• AIM:
Exact reproduction is required for the lines bounded by the one containing "Rebuild this diagram" and the one containing "minimum width=530pt, minimum", both bounds included. Print them without any pictures.

• DATASET CONTENT:
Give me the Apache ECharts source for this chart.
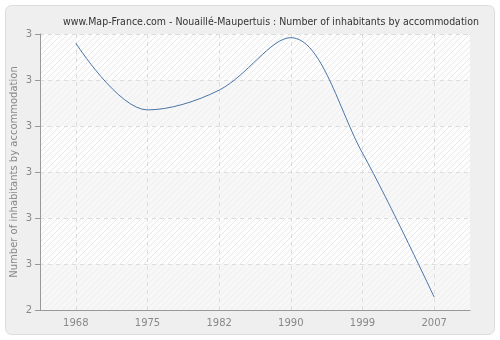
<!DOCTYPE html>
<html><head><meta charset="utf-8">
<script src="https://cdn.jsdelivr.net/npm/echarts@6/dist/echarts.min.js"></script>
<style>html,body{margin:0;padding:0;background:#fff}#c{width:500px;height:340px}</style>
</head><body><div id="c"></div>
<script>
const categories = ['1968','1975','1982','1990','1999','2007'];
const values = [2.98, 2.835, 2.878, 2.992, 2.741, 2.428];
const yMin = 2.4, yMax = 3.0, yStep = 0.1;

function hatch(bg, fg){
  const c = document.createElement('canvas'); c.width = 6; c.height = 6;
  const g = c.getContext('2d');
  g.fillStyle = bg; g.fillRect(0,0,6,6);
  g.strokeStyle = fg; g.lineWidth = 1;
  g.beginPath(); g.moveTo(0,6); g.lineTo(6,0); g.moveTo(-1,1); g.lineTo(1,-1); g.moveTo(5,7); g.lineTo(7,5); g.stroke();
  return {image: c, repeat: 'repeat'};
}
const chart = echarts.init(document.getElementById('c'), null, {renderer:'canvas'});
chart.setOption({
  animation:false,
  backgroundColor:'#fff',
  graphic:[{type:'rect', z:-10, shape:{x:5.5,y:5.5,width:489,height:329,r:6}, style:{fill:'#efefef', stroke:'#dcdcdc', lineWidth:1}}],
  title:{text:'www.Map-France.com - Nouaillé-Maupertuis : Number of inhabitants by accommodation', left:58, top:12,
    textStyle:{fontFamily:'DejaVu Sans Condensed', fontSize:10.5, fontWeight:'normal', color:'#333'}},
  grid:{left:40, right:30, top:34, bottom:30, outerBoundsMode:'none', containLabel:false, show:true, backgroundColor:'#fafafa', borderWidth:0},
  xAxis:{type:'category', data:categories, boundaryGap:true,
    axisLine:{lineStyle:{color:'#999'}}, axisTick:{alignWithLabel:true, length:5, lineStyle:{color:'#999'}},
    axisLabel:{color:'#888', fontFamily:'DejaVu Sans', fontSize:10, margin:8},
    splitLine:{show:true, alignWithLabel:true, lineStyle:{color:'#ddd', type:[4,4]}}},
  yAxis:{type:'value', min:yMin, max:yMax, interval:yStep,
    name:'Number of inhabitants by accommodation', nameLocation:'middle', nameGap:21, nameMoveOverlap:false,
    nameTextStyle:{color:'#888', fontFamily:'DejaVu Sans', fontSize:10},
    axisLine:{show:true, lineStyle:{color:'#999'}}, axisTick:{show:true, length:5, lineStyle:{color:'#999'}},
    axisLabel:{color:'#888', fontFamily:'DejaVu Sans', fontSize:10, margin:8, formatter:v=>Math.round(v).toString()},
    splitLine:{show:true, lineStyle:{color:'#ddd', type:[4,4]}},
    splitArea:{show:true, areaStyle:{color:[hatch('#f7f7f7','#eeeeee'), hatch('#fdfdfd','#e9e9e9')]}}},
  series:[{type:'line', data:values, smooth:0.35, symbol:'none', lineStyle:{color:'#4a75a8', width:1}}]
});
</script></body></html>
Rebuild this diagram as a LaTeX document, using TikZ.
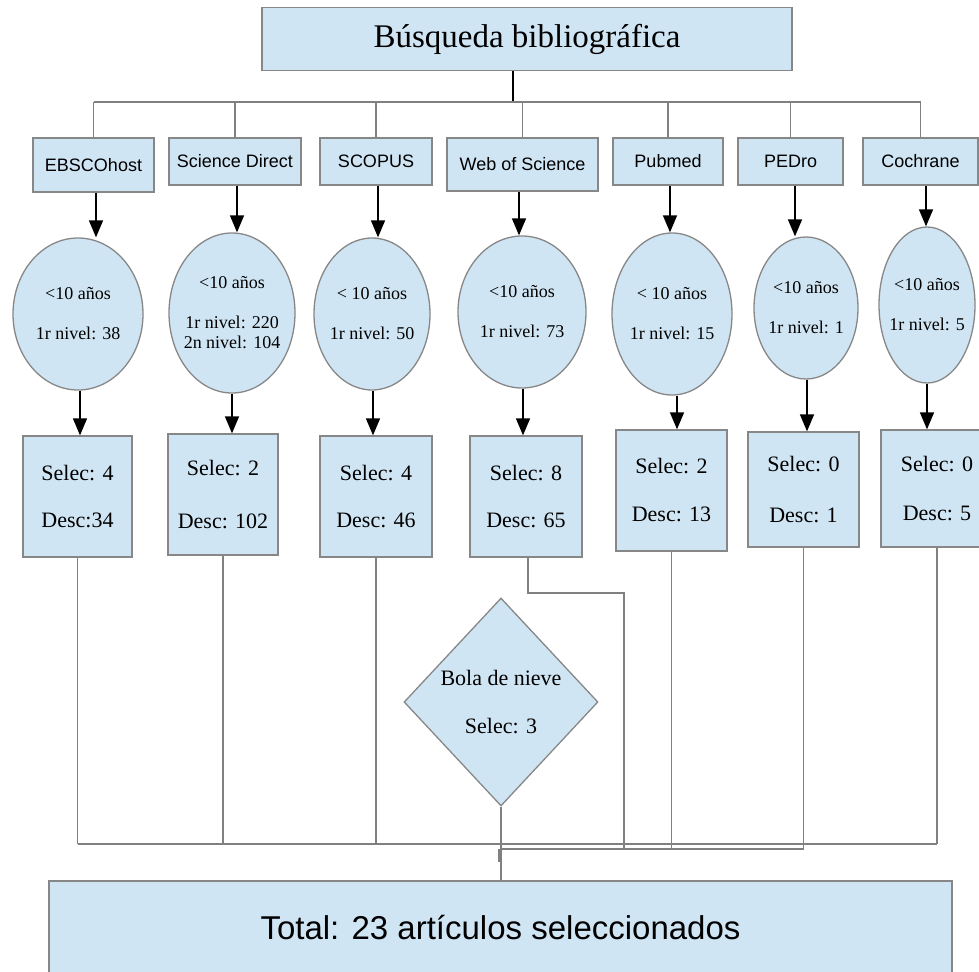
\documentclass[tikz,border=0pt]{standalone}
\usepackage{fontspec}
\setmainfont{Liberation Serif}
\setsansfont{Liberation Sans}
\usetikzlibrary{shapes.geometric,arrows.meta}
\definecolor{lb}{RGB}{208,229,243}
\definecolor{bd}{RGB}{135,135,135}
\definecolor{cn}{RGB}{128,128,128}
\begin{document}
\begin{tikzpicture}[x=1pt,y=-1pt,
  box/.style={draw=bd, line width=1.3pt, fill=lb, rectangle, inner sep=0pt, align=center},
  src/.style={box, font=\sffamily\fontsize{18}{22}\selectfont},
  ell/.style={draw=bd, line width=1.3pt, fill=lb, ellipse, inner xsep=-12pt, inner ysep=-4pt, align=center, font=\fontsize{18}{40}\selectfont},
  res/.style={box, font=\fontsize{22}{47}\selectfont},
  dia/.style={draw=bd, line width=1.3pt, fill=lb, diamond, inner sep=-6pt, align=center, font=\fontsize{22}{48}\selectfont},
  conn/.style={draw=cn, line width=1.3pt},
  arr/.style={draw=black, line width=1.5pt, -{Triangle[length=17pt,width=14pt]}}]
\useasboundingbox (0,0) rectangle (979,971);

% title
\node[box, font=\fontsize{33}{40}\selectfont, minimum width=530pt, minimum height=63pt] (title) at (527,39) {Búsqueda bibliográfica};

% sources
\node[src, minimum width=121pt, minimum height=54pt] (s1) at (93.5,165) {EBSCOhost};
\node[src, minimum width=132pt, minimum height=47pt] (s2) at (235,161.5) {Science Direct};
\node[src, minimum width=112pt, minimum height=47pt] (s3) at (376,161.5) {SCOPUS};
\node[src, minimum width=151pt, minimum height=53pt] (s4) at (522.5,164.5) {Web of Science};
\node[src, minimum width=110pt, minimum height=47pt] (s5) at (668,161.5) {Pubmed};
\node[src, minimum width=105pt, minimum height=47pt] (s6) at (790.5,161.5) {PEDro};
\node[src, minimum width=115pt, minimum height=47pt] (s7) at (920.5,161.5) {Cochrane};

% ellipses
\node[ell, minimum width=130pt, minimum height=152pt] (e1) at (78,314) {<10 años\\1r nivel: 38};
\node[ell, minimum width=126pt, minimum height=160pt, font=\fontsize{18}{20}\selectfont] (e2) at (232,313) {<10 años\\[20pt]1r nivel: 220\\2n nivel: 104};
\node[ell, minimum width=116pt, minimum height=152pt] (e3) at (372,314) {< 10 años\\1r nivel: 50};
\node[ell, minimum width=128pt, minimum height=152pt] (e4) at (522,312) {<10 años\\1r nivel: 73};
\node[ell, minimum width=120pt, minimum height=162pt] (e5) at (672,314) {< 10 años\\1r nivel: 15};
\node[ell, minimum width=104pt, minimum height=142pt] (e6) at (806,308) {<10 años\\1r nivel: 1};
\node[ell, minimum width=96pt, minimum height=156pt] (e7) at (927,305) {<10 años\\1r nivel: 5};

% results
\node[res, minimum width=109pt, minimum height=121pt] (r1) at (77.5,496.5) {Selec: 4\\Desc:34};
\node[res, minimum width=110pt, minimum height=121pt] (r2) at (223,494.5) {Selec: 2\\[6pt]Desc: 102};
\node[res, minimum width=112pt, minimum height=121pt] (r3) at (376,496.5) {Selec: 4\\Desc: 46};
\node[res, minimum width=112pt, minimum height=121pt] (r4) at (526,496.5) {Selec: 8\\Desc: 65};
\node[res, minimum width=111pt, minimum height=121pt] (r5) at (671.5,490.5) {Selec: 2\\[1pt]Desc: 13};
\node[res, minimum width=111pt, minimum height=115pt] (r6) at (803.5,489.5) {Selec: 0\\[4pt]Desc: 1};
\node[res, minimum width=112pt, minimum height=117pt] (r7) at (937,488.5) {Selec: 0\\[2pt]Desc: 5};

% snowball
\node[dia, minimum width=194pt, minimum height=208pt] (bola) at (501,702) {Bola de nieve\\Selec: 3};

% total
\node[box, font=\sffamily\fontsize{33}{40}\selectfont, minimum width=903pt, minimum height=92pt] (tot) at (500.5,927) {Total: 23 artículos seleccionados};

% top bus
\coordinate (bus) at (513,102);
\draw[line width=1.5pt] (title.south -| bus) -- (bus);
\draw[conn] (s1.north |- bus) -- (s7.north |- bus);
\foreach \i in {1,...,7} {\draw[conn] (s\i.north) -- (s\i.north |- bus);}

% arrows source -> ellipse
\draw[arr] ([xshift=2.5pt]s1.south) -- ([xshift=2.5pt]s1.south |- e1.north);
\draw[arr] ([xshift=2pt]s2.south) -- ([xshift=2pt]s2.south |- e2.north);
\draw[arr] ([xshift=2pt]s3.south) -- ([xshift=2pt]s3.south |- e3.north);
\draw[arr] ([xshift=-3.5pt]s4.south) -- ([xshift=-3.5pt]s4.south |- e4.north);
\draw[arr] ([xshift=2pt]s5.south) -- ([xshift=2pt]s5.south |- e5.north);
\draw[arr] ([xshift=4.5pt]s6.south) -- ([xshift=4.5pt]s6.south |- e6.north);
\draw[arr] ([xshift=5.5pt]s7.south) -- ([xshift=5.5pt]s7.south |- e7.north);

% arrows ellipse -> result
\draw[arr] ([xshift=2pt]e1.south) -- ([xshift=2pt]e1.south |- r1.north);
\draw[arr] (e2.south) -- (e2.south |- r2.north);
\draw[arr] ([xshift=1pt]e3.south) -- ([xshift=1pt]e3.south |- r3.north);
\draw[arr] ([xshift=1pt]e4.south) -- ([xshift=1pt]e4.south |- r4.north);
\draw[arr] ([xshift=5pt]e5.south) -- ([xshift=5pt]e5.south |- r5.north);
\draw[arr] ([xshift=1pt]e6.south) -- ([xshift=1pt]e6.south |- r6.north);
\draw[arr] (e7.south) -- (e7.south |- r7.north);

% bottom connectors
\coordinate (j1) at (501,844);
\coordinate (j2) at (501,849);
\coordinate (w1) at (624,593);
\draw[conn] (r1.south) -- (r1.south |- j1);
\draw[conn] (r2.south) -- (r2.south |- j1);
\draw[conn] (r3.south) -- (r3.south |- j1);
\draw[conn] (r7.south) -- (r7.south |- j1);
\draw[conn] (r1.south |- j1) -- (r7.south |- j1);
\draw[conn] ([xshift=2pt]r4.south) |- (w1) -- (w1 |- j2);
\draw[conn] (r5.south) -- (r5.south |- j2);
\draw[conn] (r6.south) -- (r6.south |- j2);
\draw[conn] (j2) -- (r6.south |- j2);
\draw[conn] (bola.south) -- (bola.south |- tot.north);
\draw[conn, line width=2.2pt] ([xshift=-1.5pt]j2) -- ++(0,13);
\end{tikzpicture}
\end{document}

• FINAL RESULT:
Rebuild this diagram as a LaTeX document, using TikZ.
\documentclass[tikz,border=0pt]{standalone}
\usepackage{fontspec}
\setmainfont{Liberation Serif}
\setsansfont{Liberation Sans}
\usetikzlibrary{shapes.geometric,arrows.meta}
\definecolor{lb}{RGB}{208,229,243}
\definecolor{bd}{RGB}{135,135,135}
\definecolor{cn}{RGB}{128,128,128}
\begin{document}
\begin{tikzpicture}[x=1pt,y=-1pt,
  box/.style={draw=bd, line width=1.3pt, fill=lb, rectangle, inner sep=0pt, align=center},
  src/.style={box, font=\sffamily\fontsize{18}{22}\selectfont},
  ell/.style={draw=bd, line width=1.3pt, fill=lb, ellipse, inner xsep=-12pt, inner ysep=-4pt, align=center, font=\fontsize{18}{40}\selectfont},
  res/.style={box, font=\fontsize{22}{47}\selectfont},
  dia/.style={draw=bd, line width=1.3pt, fill=lb, diamond, inner sep=-6pt, align=center, font=\fontsize{22}{48}\selectfont},
  conn/.style={draw=cn, line width=1.3pt},
  arr/.style={draw=black, line width=1.5pt, -{Triangle[length=17pt,width=14pt]}}]
\useasboundingbox (0,0) rectangle (979,971);

% title
\node[box, font=\fontsize{33}{40}\selectfont, minimum width=530pt, minimum height=63pt] (title) at (527,39) {Búsqueda bibliográfica};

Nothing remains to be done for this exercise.